Bruce Mitchell's Catfish Po' boy
Bruce Mitchell's Catfish Po' boy
Rated 5.0 stars by 2 users
Servings
2-3
Prep Time
10-15 minutes
Cook Time
10-15 minutes
Ingredients
-
1 French loaf or Po’ boy Loaf
-
1 gallon vegetable oil
-
1 lb catfish, sliced into small portions
-
Seasoned fish fry breading mix
- Mayo
-
Yellow mustard
-
Blackstone Bayou Blend seasoning
-
Blackstone S.P.G. seasoning
-
Large shallow aluminum tin
Directions
Preheat your Blackstone griddle on high heat along with a large shallow aluminum tray filled with vegetable oil. Leave about 2 inches of space from the top to avoid overflow while frying.

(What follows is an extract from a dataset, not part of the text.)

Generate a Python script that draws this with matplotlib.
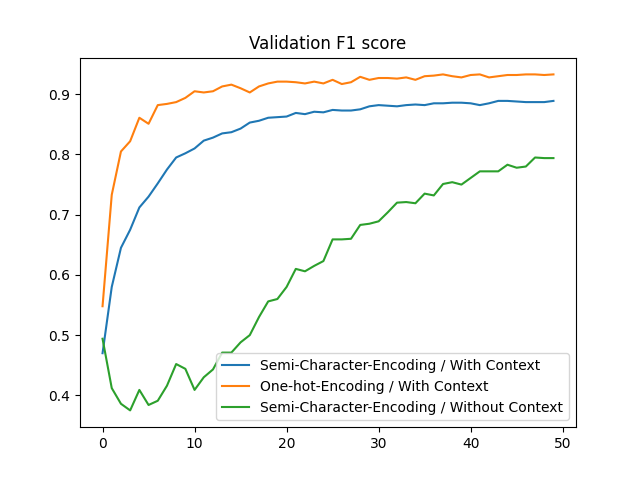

In a large mixing bowl, combine 1-2 cups of fish fry breading mix with the sliced catfish portions. Before coating the fish, lightly dampen them with water or oil to help the breading adhere better. Gently toss until the fish is evenly coated.
Once the oil reaches 350°F, it's time to fry. Carefully place the breaded catfish into the hot oil using tongs or a frying tool, ensuring not to overcrowd the oil to maintain proper frying temperature. You can fry in batches to prevent overcrowding and ensure even cooking. Flip the fish occasionally to achieve a golden brown exterior and ensure thorough cooking. Once cooked, remove the fish from the oil using tongs and drain excess oil on paper towels.
While the fish is frying, slice the French loaf into 6-inch portions. On a medium-low temperature zone of the Blackstone grill, spread a tablespoon of butter to melt and sprinkle Blackstone Bayou Blend and Blackstone S.P.G. seasoning over the butter. Place the bread slices face down on the seasoned butter and toast until golden brown.
Now it’s time to assemble the po’boys! Spread a light layer of mayo on one side of the toasted bread and mustard on the other. Arrange the perfectly cooked catfish on the bottom bun, then top with the remaining bun. Serve and enjoy!